Yet the Spaniard, in pursuit of a record-extending eighth title, is likely to be greeted by cold, grey and damp weather and few would blame him if he turned up at the French Open with thermals covering his bulging muscles.
After being out of action for seven months with a knee injury following a shock second-round exit at Wimbledon last year, Nadal has enjoyed a spectacular run of form which his great rival Roger Federer summed up as: "Eight out of eight finals of eight tournaments. It's amazing."
That run had included six titles, including Masters success in Indian Wells, Madrid and Rome.
In Paris, however, the devastating effect of his top spin will be less felt with rain showers forecast and temperatures expected to be between 5-10 degrees below usual.

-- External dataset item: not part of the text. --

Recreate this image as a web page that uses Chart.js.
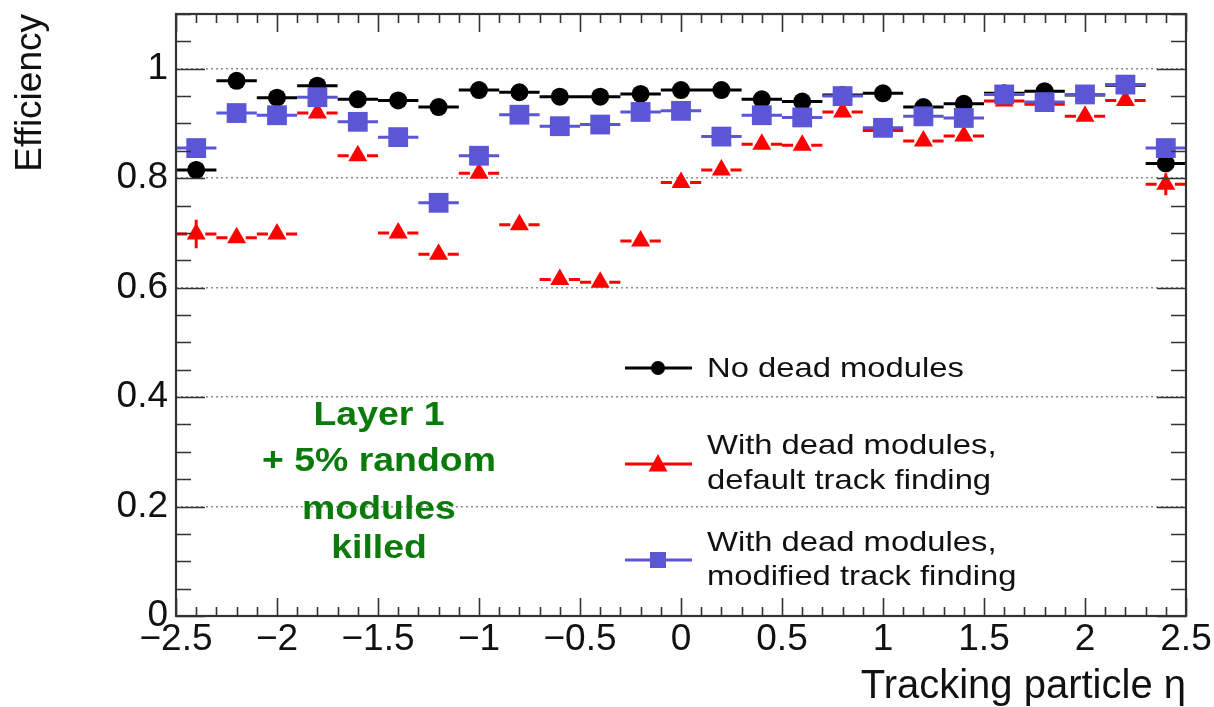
<!DOCTYPE html>
<html><head><meta charset="utf-8">
<script src="https://cdn.jsdelivr.net/npm/chart.js@4.4.1/dist/chart.umd.min.js"></script>
<style>html,body{margin:0;padding:0;background:#fff;overflow:hidden}canvas{display:block}</style>
</head><body>
<canvas id="c" width="1214" height="707"></canvas>
<script>
// ---------- data ----------
const etaCenters = [-2.4,-2.2,-2.0,-1.8,-1.6,-1.4,-1.2,-1.0,-0.8,-0.6,-0.4,-0.2,0.0,0.2,0.4,0.6,0.8,1.0,1.2,1.4,1.6,1.8,2.0,2.2,2.4];
const binHalfWidth = 0.1;
const effNoDead   = [0.815,0.978,0.947,0.969,0.944,0.942,0.930,0.961,0.957,0.949,0.949,0.954,0.961,0.961,0.944,0.940,0.952,0.955,0.930,0.936,0.955,0.959,0.952,0.970,0.827];
const errNoDead   = [0.016,0.004,0.004,0.004,0.004,0.004,0.004,0.004,0.004,0.004,0.004,0.004,0.004,0.004,0.004,0.004,0.004,0.004,0.004,0.004,0.004,0.004,0.004,0.004,0.012];
const effDefault  = [0.698,0.691,0.698,0.919,0.841,0.700,0.661,0.809,0.715,0.615,0.610,0.685,0.792,0.815,0.862,0.860,0.921,0.887,0.868,0.877,0.941,0.935,0.913,0.942,0.789];
const errDefault  = [0.026,0.006,0.006,0.005,0.006,0.006,0.006,0.006,0.006,0.006,0.006,0.006,0.006,0.006,0.006,0.006,0.005,0.006,0.006,0.006,0.005,0.005,0.005,0.005,0.020];
const effModified = [0.855,0.919,0.915,0.948,0.903,0.875,0.755,0.841,0.916,0.895,0.898,0.921,0.923,0.876,0.915,0.911,0.950,0.892,0.913,0.910,0.953,0.939,0.953,0.971,0.855];
const errModified = [0.014,0.004,0.004,0.004,0.004,0.004,0.005,0.005,0.004,0.004,0.004,0.004,0.004,0.004,0.004,0.004,0.004,0.004,0.004,0.004,0.004,0.004,0.004,0.004,0.012];
const xTickValues = [-2.5,-2,-1.5,-1,-0.5,0,0.5,1,1.5,2,2.5];
const yTickValues = [0,0.2,0.4,0.6,0.8,1];
const xTitle = "Tracking particle \u03b7";
const yTitle = "Efficiency";
const seriesNames = ["No dead modules", "With dead modules, default track finding", "With dead modules, modified track finding"];
const legendLines = [["No dead modules"],["With dead modules,","default track finding"],["With dead modules,","modified track finding"]];
const annotationLines = ["Layer 1","+ 5% random","modules","killed"];

// ---------- styles ----------
const COL_BLACK = '#000000', COL_RED = '#ff0000', COL_BLUE = '#5a56d6', COL_GREEN = '#0a7a0a';
const FONT = '"Liberation Sans", Arial, Helvetica, sans-serif';

function barSegments(vals, errs, gap) {
  const pts = [];
  etaCenters.forEach((x, i) => {
    const y = vals[i];
    if (gap > 0) {
      pts.push({x: x - binHalfWidth, y}, {x: x - gap, y}, {x: x, y: null});
      pts.push({x: x + gap, y}, {x: x + binHalfWidth, y}, {x: x, y: null});
    } else {
      pts.push({x: x - binHalfWidth, y}, {x: x + binHalfWidth, y}, {x: x, y: null});
    }
    pts.push({x: x, y: y - errs[i]}, {x: x, y: y + errs[i]}, {x: x, y: null});
  });
  return pts;
}
function markers(vals) { return etaCenters.map((x, i) => ({x, y: vals[i]})); }

const barDs = (label, vals, errs, color, gap, order) => ({
  type: 'scatter', label, data: barSegments(vals, errs, gap), showLine: true, spanGaps: false,
  borderColor: color, borderWidth: 3, pointRadius: 0, pointHoverRadius: 0, order
});
const markDs = (label, vals, color, style, radius, order) => ({
  type: 'scatter', label, data: markers(vals), showLine: false,
  pointStyle: style, pointRadius: radius, pointHoverRadius: radius,
  backgroundColor: color, borderColor: color, borderWidth: 0, order
});

const frameTicks = {
  id: 'frameTicks',
  afterDatasetsDraw(chart) {
    const {ctx, chartArea: {left, right, top, bottom}} = chart;
    const xs = chart.scales.x, ys = chart.scales.y;
    ctx.save();
    ctx.strokeStyle = '#333';
    ctx.lineWidth = 1.6;
    ctx.beginPath();
    for (let k = -25; k <= 25; k++) {
      const px = Math.round(xs.getPixelForValue(k / 10)) + 0.5;
      const len = (k % 5 === 0) ? 18 : 9;
      ctx.moveTo(px, bottom); ctx.lineTo(px, bottom - len);
      ctx.moveTo(px, top); ctx.lineTo(px, top + len);
    }
    for (let k = 0; k <= 22; k++) {
      const py = Math.round(ys.getPixelForValue(k * 0.05)) + 0.5;
      const len = (k % 4 === 0) ? 29 : 15;
      ctx.moveTo(left, py); ctx.lineTo(left + len, py);
      ctx.moveTo(right, py); ctx.lineTo(right - len, py);
    }
    ctx.stroke();
    ctx.lineWidth = 2.2;
    ctx.strokeRect(left, top, right - left, bottom - top);
    ctx.restore();
  }
};

function drawMarker(ctx, style, x, y, r, color) {
  ctx.fillStyle = color;
  ctx.beginPath();
  if (style === 'circle') { ctx.arc(x, y, r, 0, Math.PI * 2); }
  else if (style === 'rect') { ctx.rect(x - r, y - r, 2 * r, 2 * r); }
  else { ctx.moveTo(x, y - r); ctx.lineTo(x + r * 0.95, y + r * 0.75); ctx.lineTo(x - r * 0.95, y + r * 0.75); ctx.closePath(); }
  ctx.fill();
}

const overlay = {
  id: 'overlay',
  afterDraw(chart) {
    const ctx = chart.ctx;
    ctx.save();
    // legend
    const rows = [
      {lineY: 368, textY: [369], color: COL_BLACK, style: 'circle', r: 7},
      {lineY: 464, textY: [446, 481], color: COL_RED, style: 'triangle', r: 10},
      {lineY: 560, textY: [543, 577], color: COL_BLUE, style: 'rect', r: 8}
    ];
    rows.forEach((row, i) => {
      ctx.strokeStyle = row.color; ctx.lineWidth = 3;
      ctx.beginPath(); ctx.moveTo(625, row.lineY); ctx.lineTo(692, row.lineY); ctx.stroke();
      drawMarker(ctx, row.style, 658, row.lineY, row.r, row.color);
      ctx.fillStyle = '#111';
      ctx.font = '28px ' + FONT;
      ctx.textBaseline = 'middle'; ctx.textAlign = 'left';
      legendLines[i].forEach((t, j) => {
        ctx.save(); ctx.translate(707, row.textY[j]); ctx.scale(1.17, 1); ctx.fillText(t, 0, 0); ctx.restore();
      });
    });
    // annotation
    ctx.fillStyle = COL_GREEN;
    ctx.font = 'bold 34px ' + FONT;
    ctx.textAlign = 'center'; ctx.textBaseline = 'middle';
    const annY = [416, 462, 510, 549];
    annotationLines.forEach((t, j) => {
      ctx.save(); ctx.translate(379, annY[j]); ctx.scale(1.1, 1); ctx.fillText(t, 0, 0); ctx.restore();
    });
    ctx.restore();
  }
};

const fmt = v => (v < 0 ? '\u2212' + String(Math.abs(v)) : String(v));

new Chart(document.getElementById('c'), {
  type: 'scatter',
  data: {
    datasets: [
      barDs('bars ' + seriesNames[0], effNoDead, errNoDead, COL_BLACK, 0, 5),
      markDs(seriesNames[0], effNoDead, COL_BLACK, 'circle', 9, 4),
      barDs('bars ' + seriesNames[1], effDefault, errDefault, COL_RED, 0.045, 3),
      markDs(seriesNames[1], effDefault, COL_RED, 'triangle', 11, 2),
      barDs('bars ' + seriesNames[2], effModified, errModified, COL_BLUE, 0, 1),
      markDs(seriesNames[2], effModified, COL_BLUE, 'rect', 14, 0)
    ]
  },
  options: {
    responsive: false,
    animation: false,
    events: [],
    layout: {padding: {left: 0, right: 28, top: 9, bottom: 0}},
    plugins: {legend: {display: false}, tooltip: {enabled: false}, title: {display: false}},
    scales: {
      x: {
        type: 'linear', min: -2.5, max: 2.5,
        afterBuildTicks: s => { s.ticks = xTickValues.map(v => ({value: v})); },
        afterFit: s => { s.height = 91; s.paddingLeft = 0; s.paddingRight = 0; },
        ticks: {callback: v => fmt(v), font: {family: FONT, size: 37}, color: '#111', padding: 2, maxRotation: 0, autoSkip: false},
        grid: {display: false, drawTicks: false},
        border: {display: false},
        title: {display: true, text: xTitle, align: 'end', color: '#111', font: {family: FONT, size: 40, lineHeight: 1.0}, padding: {top: 0, bottom: 0}}
      },
      y: {
        type: 'linear', min: 0, max: 1.1,
        afterBuildTicks: s => { s.ticks = yTickValues.map(v => ({value: v})); },
        afterFit: s => { s.width = 176; s.paddingTop = 0; s.paddingBottom = 0; },
        ticks: {callback: v => fmt(v), font: {family: FONT, size: 37}, color: '#111', padding: 8},
        grid: {drawTicks: false, lineWidth: 1.5, color: c => (c.tick && c.tick.value === 0) ? 'rgba(0,0,0,0)' : '#8c8c8c'},
        border: {display: false, dash: [2, 3]},
        title: {display: true, text: yTitle, align: 'end', color: '#111', font: {family: FONT, size: 37, lineHeight: 1.0}, padding: {top: 12, bottom: 0}}
      }
    }
  },
  plugins: [frameTicks, overlay]
});
</script>
</body></html>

"Just to be here is a very positive news for me and I'm really happy. Only negative thing is this cold," Nadal told a news conference on Friday after he was drawn in the same half as world number one Novak Djokovic.
Nadal's troublesome knees not only forced him to miss the Olympics, the U.S. Open and the Australian Open in January but it also led to speculation about his future in the sport.
Nadal has proved that his knees can still withstand the rigours of the sport and showed that he had not returned to merely make up the numbers.
His six titles this season is more than what the three players ranked above him - Djokovic, Andy Murray and Federer - have won between them and once again Nadal is the overwhelming favourite to lift the trophy in Paris.
"Playing at Roland Garros is always a special feeling and I feel very emotional every time that I am back here," Nadal, seeded third due to the absence of Murray, said.
"Last year was important for me, to win the seventh, one more than (any other man) on this surface. That means a lot to me. Roland Garros is going to mean a lot to me forever. It's my favourite," added Nadal, whose astonishing Roland Garros win-loss record stands at 52-1, with a 7-0 record in the finals.
With 11 grand slam titles in his possession and being one of only seven men to have won all four majors, few would have been surprised if the injury-ravaged Nadal made winning the big titles a priority at this stage of his career.
However, the 26-year-old said every title meant the world to him.
"If you ask me (whether I would prefer to) win one grand slam during the whole year or win six tournaments like I already did, I will choose win six tournaments," he said.
"Because when you win a grand slam you are happy for one or two weeks. When you are winning tournaments (all year) you are having the chance to be happy (more often) and you feel that you are doing the right things during the rest of the season.
"So grand slams are important... but they are not the only ones."